= Task =
Every line below that includes "this" counts toward the total. Report that total alone.

= Data for the task =

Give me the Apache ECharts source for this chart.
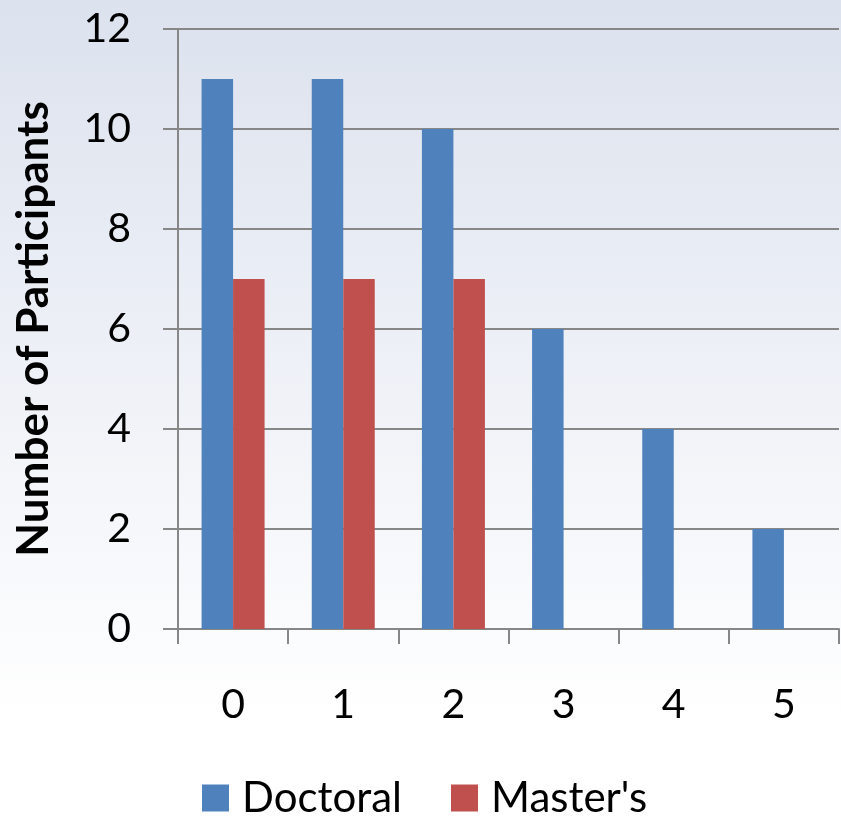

---

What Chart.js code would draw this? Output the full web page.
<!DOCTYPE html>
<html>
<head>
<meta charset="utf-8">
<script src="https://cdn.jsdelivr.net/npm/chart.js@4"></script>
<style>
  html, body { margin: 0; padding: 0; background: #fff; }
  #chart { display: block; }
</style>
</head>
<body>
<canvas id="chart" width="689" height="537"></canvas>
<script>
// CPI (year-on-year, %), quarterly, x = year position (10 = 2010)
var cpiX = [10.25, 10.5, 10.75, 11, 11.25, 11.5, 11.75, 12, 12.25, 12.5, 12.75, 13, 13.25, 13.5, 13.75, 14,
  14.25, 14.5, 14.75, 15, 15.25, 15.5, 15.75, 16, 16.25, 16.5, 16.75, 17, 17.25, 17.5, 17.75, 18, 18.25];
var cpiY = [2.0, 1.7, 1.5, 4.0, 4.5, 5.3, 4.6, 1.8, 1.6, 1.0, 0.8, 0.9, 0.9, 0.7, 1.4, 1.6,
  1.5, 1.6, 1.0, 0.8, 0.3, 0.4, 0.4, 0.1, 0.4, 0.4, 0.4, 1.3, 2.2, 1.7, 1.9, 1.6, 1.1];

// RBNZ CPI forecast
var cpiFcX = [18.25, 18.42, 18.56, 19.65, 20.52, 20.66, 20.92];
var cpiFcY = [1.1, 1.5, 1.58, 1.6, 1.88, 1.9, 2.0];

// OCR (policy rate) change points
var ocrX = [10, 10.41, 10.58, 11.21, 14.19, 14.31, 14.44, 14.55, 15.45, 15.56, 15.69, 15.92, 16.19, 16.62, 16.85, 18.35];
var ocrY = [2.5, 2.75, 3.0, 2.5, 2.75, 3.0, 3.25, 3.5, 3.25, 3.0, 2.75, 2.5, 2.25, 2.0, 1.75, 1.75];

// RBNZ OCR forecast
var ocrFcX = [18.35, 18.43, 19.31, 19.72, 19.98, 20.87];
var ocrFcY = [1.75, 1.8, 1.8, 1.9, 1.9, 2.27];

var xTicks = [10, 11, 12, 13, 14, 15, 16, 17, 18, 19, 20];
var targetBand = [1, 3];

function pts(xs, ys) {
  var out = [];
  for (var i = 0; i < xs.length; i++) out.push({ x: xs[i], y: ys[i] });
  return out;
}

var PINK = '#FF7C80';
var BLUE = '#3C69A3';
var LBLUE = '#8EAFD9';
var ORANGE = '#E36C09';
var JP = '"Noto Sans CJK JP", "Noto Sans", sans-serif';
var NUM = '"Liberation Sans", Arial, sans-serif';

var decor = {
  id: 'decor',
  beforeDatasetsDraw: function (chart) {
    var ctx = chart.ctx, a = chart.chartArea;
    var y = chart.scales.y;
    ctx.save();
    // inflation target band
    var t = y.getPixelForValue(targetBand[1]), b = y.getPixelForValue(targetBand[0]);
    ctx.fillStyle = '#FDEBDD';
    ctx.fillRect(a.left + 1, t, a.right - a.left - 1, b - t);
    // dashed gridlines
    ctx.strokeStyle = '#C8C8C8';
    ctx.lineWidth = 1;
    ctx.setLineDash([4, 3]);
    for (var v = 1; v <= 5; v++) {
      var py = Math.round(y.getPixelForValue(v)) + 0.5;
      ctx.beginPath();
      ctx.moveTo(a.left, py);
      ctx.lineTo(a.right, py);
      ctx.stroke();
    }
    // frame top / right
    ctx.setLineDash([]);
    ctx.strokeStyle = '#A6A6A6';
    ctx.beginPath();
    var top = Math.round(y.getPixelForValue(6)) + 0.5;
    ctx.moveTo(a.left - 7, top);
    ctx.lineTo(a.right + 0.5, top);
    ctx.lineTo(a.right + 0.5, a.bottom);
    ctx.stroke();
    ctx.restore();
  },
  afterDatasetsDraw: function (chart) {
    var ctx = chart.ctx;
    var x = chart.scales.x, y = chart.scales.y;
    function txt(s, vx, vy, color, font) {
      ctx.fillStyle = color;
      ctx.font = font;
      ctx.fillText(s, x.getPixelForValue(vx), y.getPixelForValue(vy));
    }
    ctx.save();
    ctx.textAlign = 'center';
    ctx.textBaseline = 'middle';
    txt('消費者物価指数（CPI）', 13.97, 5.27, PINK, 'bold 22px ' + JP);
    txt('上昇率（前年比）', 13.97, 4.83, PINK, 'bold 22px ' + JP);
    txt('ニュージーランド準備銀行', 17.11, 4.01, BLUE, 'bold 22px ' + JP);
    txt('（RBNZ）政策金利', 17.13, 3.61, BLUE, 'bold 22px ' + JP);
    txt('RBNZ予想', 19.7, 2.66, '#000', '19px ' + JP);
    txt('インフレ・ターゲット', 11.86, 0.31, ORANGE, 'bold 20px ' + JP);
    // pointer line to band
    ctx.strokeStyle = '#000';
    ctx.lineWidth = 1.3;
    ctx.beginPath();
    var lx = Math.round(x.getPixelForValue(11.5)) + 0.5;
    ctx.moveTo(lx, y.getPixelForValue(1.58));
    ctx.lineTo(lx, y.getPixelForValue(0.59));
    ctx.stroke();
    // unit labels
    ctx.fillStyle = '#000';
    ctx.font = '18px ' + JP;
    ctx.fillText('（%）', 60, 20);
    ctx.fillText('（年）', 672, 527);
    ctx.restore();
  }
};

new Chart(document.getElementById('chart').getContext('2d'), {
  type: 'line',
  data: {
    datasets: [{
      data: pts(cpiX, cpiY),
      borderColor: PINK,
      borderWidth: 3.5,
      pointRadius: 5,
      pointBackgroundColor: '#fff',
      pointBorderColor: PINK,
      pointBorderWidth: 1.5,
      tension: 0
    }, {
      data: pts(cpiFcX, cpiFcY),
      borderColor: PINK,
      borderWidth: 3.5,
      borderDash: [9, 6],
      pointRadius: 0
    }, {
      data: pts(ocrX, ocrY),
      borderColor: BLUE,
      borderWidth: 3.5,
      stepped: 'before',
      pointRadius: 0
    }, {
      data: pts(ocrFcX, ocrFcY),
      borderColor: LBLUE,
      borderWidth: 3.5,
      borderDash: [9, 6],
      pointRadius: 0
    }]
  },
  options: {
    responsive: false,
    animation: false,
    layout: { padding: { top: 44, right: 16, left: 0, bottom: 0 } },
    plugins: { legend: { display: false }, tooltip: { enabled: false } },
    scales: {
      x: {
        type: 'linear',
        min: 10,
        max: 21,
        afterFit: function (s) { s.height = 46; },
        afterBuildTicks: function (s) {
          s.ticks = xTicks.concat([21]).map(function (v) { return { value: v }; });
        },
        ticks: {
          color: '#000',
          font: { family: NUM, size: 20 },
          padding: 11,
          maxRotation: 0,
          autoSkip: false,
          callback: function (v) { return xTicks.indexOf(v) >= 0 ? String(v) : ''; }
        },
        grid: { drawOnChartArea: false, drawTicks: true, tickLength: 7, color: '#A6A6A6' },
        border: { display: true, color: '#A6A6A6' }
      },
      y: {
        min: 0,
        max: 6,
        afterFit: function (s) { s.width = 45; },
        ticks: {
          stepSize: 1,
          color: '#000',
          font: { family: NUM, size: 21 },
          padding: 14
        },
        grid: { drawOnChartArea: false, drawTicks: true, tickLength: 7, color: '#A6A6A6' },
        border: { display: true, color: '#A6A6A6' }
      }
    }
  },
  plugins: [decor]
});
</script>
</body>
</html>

= The answer =
2